● Data lines:
========================================================================
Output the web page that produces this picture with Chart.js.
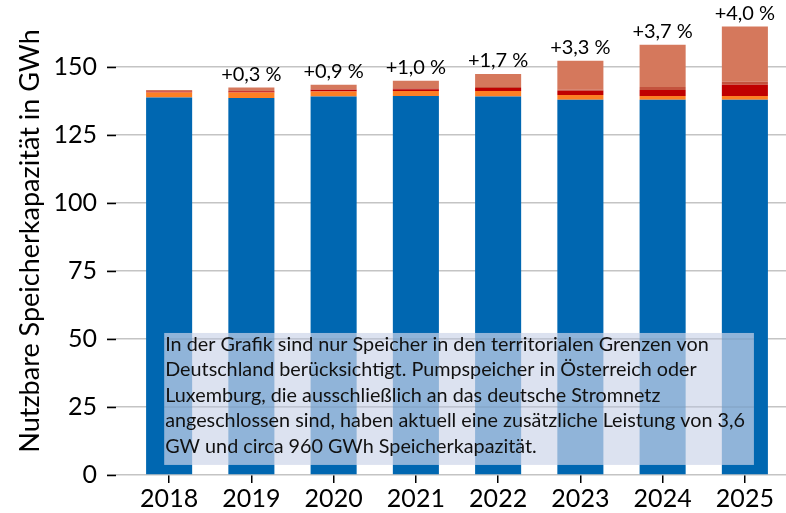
<!DOCTYPE html>
<html>
<head>
<meta charset="utf-8">
<script src="https://cdn.jsdelivr.net/npm/chart.js@4/dist/chart.umd.min.js"></script>
<style>
  html, body { margin: 0; padding: 0; background: #ffffff; }
  #wrap { width: 786px; height: 513px; }
</style>
</head>
<body>
<div id="wrap"><canvas id="c" width="786" height="513"></canvas></div>
<script>
// ---- data ----
const years = ['2018', '2019', '2020', '2021', '2022', '2023', '2024', '2025'];
const pumpspeicher    = [138.7, 138.6, 139.1, 139.3, 139.1, 137.9, 137.9, 137.9];
const seriesOrange    = [1.9, 2.0, 1.8, 1.8, 2.0, 1.8, 1.4, 1.4];
const seriesRed       = [0.3, 0.4, 0.7, 0.7, 1.1, 1.5, 2.2, 4.1];
const seriesDarkSalm  = [0.1, 0.1, 0.2, 0.3, 0.4, 0.4, 1.1, 1.1];
const seriesSalmon    = [0.5, 1.3, 1.6, 2.8, 4.8, 10.6, 15.5, 20.3];
const growthLabels    = ['', '+0,3 %', '+0,9 %', '+1,0 %', '+1,7 %', '+3,3 %', '+3,7 %', '+4,0 %'];
const yTicks          = [0, 25, 50, 75, 100, 125, 150];
const yTitle          = 'Nutzbare Speicherkapazität in GWh';
const noteLines = [
  'In der Grafik sind nur Speicher in den territorialen Grenzen von',
  'Deutschland berücksichtigt. Pumpspeicher in Österreich oder',
  'Luxemburg, die ausschließlich an das deutsche Stromnetz',
  'angeschlossen sind, haben aktuell eine zusätzliche Leistung von 3,6',
  'GW und circa 960 GWh Speicherkapazität.'
];

const FONT = 'Lato, "Open Sans", sans-serif';

// fit note font so its widest line matches the reference width
const mctx = document.createElement('canvas').getContext('2d');
mctx.font = '100px ' + FONT;
let widest = 0;
noteLines.forEach(l => { widest = Math.max(widest, mctx.measureText(l).width); });
const noteFontSize = 100 * 580 / widest;

const growthPlugin = {
  id: 'growthLabels',
  afterDatasetsDraw(chart) {
    const { ctx, scales: { x, y } } = chart;
    ctx.save();
    ctx.font = '20px ' + FONT;
    ctx.fillStyle = '#000000';
    ctx.textAlign = 'center';
    ctx.textBaseline = 'alphabetic';
    years.forEach((yr, i) => {
      if (!growthLabels[i]) return;
      let total = 0;
      chart.data.datasets.forEach(ds => { total += ds.data[i]; });
      ctx.fillText(growthLabels[i], x.getPixelForValue(i), y.getPixelForValue(total) - 7);
    });
    ctx.restore();
  }
};

const notePlugin = {
  id: 'noteBox',
  afterDatasetsDraw(chart) {
    const { ctx, scales: { x, y } } = chart;
    const step = x.getPixelForValue(1) - x.getPixelForValue(0);
    const left = x.getPixelForValue(0) - 0.06 * step;
    const right = x.getPixelForValue(7) + 0.11 * step;
    const top = y.getPixelForValue(52.2);
    const bottom = y.getPixelForValue(3.7);
    ctx.save();
    ctx.fillStyle = 'rgba(205, 214, 234, 0.70)';
    ctx.fillRect(left, top, right - left, bottom - top);
    // faint gridlines showing through the box
    ctx.strokeStyle = 'rgba(0,0,0,0.07)';
    ctx.lineWidth = 1.5;
    yTicks.forEach(v => {
      const py = y.getPixelForValue(v);
      if (py > top && py < bottom) {
        ctx.beginPath(); ctx.moveTo(left, py); ctx.lineTo(right, py); ctx.stroke();
      }
    });
    ctx.font = noteFontSize + 'px ' + FONT;
    ctx.fillStyle = '#111111';
    ctx.textAlign = 'left';
    ctx.textBaseline = 'alphabetic';
    const lh = 25.5;
    noteLines.forEach((l, k) => {
      ctx.fillText(l, left + 1, top + 18 + k * lh);
    });
    ctx.restore();
  }
};

const tickDashPlugin = {
  id: 'tickDash',
  afterDraw(chart) {
    const { ctx, chartArea, scales: { y } } = chart;
    ctx.save();
    ctx.strokeStyle = '#000000';
    ctx.lineWidth = 1.5;
    yTicks.forEach(v => {
      const py = Math.round(y.getPixelForValue(v)) + 0.5;
      ctx.beginPath();
      ctx.moveTo(chartArea.left - 21, py);
      ctx.lineTo(chartArea.left - 12, py);
      ctx.stroke();
    });
    ctx.restore();
  }
};

const mk = (label, data, color) => ({
  label, data, backgroundColor: color, borderWidth: 0,
  barPercentage: 0.56, categoryPercentage: 1.0
});

new Chart(document.getElementById('c'), {
  type: 'bar',
  data: {
    labels: years,
    datasets: [
      mk('Pumpspeicher', pumpspeicher, '#0067b1'),
      mk('Speicher A', seriesOrange, '#fd7f24'),
      mk('Speicher B', seriesRed, '#c00000'),
      mk('Speicher C', seriesDarkSalm, '#c4523d'),
      mk('Speicher D', seriesSalmon, '#d5785c')
    ]
  },
  options: {
    responsive: false,
    animation: false,
    layout: { padding: { top: 7, right: 0, left: 0, bottom: 0 } },
    plugins: { legend: { display: false }, tooltip: { enabled: false } },
    scales: {
      x: {
        stacked: true,
        afterFit(s) { s.height = 38; s.paddingLeft = 0; s.paddingRight = 0; },
        grid: { display: true, drawOnChartArea: false, offset: false, tickLength: 8, tickColor: '#000000', lineWidth: 1.5 },
        border: { display: false },
        ticks: { color: '#000000', font: { family: FONT, size: 25 }, padding: 1 }
      },
      y: {
        stacked: true,
        min: 0,
        max: 172,
        afterFit(s) { s.width = 128; s.paddingTop = 0; s.paddingBottom = 0; },
        afterBuildTicks(s) { s.ticks = yTicks.map(v => ({ value: v })); },
        grid: { color: '#c4c4c4', lineWidth: 1.5, tickLength: 21, tickColor: '#c4c4c4' },
        border: { display: false },
        ticks: { color: '#000000', font: { family: FONT, size: 25 }, padding: 10 },
        title: { display: true, text: yTitle, color: '#000000', font: { family: FONT, size: 27 }, padding: { top: 14, bottom: 0 } }
      }
    }
  },
  plugins: [growthPlugin, notePlugin, tickDashPlugin]
});
</script>
</body>
</html>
========================================================================
● Work instructions: Reproduce the data word for word, excluding its pictures.

● Task response:
Output the web page that produces this picture with Chart.js.
<!DOCTYPE html>
<html>
<head>
<meta charset="utf-8">
<script src="https://cdn.jsdelivr.net/npm/chart.js@4/dist/chart.umd.min.js"></script>
<style>
  html, body { margin: 0; padding: 0; background: #ffffff; }
  #wrap { width: 786px; height: 513px; }
</style>
</head>
<body>
<div id="wrap"><canvas id="c" width="786" height="513"></canvas></div>
<script>
// ---- data ----
const years = ['2018', '2019', '2020', '2021', '2022', '2023', '2024', '2025'];
const pumpspeicher    = [138.7, 138.6, 139.1, 139.3, 139.1, 137.9, 137.9, 137.9];
const seriesOrange    = [1.9, 2.0, 1.8, 1.8, 2.0, 1.8, 1.4, 1.4];
const seriesRed       = [0.3, 0.4, 0.7, 0.7, 1.1, 1.5, 2.2, 4.1];
const seriesDarkSalm  = [0.1, 0.1, 0.2, 0.3, 0.4, 0.4, 1.1, 1.1];
const seriesSalmon    = [0.5, 1.3, 1.6, 2.8, 4.8, 10.6, 15.5, 20.3];
const growthLabels    = ['', '+0,3 %', '+0,9 %', '+1,0 %', '+1,7 %', '+3,3 %', '+3,7 %', '+4,0 %'];
const yTicks          = [0, 25, 50, 75, 100, 125, 150];
const yTitle          = 'Nutzbare Speicherkapazität in GWh';
const noteLines = [
  'In der Grafik sind nur Speicher in den territorialen Grenzen von',
  'Deutschland berücksichtigt. Pumpspeicher in Österreich oder',
  'Luxemburg, die ausschließlich an das deutsche Stromnetz',
  'angeschlossen sind, haben aktuell eine zusätzliche Leistung von 3,6',
  'GW und circa 960 GWh Speicherkapazität.'
];

const FONT = 'Lato, "Open Sans", sans-serif';

// fit note font so its widest line matches the reference width
const mctx = document.createElement('canvas').getContext('2d');
mctx.font = '100px ' + FONT;
let widest = 0;
noteLines.forEach(l => { widest = Math.max(widest, mctx.measureText(l).width); });
const noteFontSize = 100 * 580 / widest;

const growthPlugin = {
  id: 'growthLabels',
  afterDatasetsDraw(chart) {
    const { ctx, scales: { x, y } } = chart;
    ctx.save();
    ctx.font = '20px ' + FONT;
    ctx.fillStyle = '#000000';
    ctx.textAlign = 'center';
    ctx.textBaseline = 'alphabetic';
    years.forEach((yr, i) => {
      if (!growthLabels[i]) return;
      let total = 0;
      chart.data.datasets.forEach(ds => { total += ds.data[i]; });
      ctx.fillText(growthLabels[i], x.getPixelForValue(i), y.getPixelForValue(total) - 7);
    });
    ctx.restore();
  }
};

const notePlugin = {
  id: 'noteBox',
  afterDatasetsDraw(chart) {
    const { ctx, scales: { x, y } } = chart;
    const step = x.getPixelForValue(1) - x.getPixelForValue(0);
    const left = x.getPixelForValue(0) - 0.06 * step;
    const right = x.getPixelForValue(7) + 0.11 * step;
    const top = y.getPixelForValue(52.2);
    const bottom = y.getPixelForValue(3.7);
    ctx.save();
    ctx.fillStyle = 'rgba(205, 214, 234, 0.70)';
    ctx.fillRect(left, top, right - left, bottom - top);
    // faint gridlines showing through the box
    ctx.strokeStyle = 'rgba(0,0,0,0.07)';
    ctx.lineWidth = 1.5;
    yTicks.forEach(v => {
      const py = y.getPixelForValue(v);
      if (py > top && py < bottom) {
        ctx.beginPath(); ctx.moveTo(left, py); ctx.lineTo(right, py); ctx.stroke();
      }
    });
    ctx.font = noteFontSize + 'px ' + FONT;
    ctx.fillStyle = '#111111';
    ctx.textAlign = 'left';
    ctx.textBaseline = 'alphabetic';
    const lh = 25.5;
    noteLines.forEach((l, k) => {
      ctx.fillText(l, left + 1, top + 18 + k * lh);
    });
    ctx.restore();
  }
};

const tickDashPlugin = {
  id: 'tickDash',
  afterDraw(chart) {
    const { ctx, chartArea, scales: { y } } = chart;
    ctx.save();
    ctx.strokeStyle = '#000000';
    ctx.lineWidth = 1.5;
    yTicks.forEach(v => {
      const py = Math.round(y.getPixelForValue(v)) + 0.5;
      ctx.beginPath();
      ctx.moveTo(chartArea.left - 21, py);
      ctx.lineTo(chartArea.left - 12, py);
      ctx.stroke();
    });
    ctx.restore();
  }
};

const mk = (label, data, color) => ({
  label, data, backgroundColor: color, borderWidth: 0,
  barPercentage: 0.56, categoryPercentage: 1.0
});

new Chart(document.getElementById('c'), {
  type: 'bar',
  data: {
    labels: years,
    datasets: [
      mk('Pumpspeicher', pumpspeicher, '#0067b1'),
      mk('Speicher A', seriesOrange, '#fd7f24'),
      mk('Speicher B', seriesRed, '#c00000'),
      mk('Speicher C', seriesDarkSalm, '#c4523d'),
      mk('Speicher D', seriesSalmon, '#d5785c')
    ]
  },
  options: {
    responsive: false,
    animation: false,
    layout: { padding: { top: 7, right: 0, left: 0, bottom: 0 } },
    plugins: { legend: { display: false }, tooltip: { enabled: false } },
    scales: {
      x: {
        stacked: true,
        afterFit(s) { s.height = 38; s.paddingLeft = 0; s.paddingRight = 0; },
        grid: { display: true, drawOnChartArea: false, offset: false, tickLength: 8, tickColor: '#000000', lineWidth: 1.5 },
        border: { display: false },
        ticks: { color: '#000000', font: { family: FONT, size: 25 }, padding: 1 }
      },
      y: {
        stacked: true,
        min: 0,
        max: 172,
        afterFit(s) { s.width = 128; s.paddingTop = 0; s.paddingBottom = 0; },
        afterBuildTicks(s) { s.ticks = yTicks.map(v => ({ value: v })); },
        grid: { color: '#c4c4c4', lineWidth: 1.5, tickLength: 21, tickColor: '#c4c4c4' },
        border: { display: false },
        ticks: { color: '#000000', font: { family: FONT, size: 25 }, padding: 10 },
        title: { display: true, text: yTitle, color: '#000000', font: { family: FONT, size: 27 }, padding: { top: 14, bottom: 0 } }
      }
    }
  },
  plugins: [growthPlugin, notePlugin, tickDashPlugin]
});
</script>
</body>
</html>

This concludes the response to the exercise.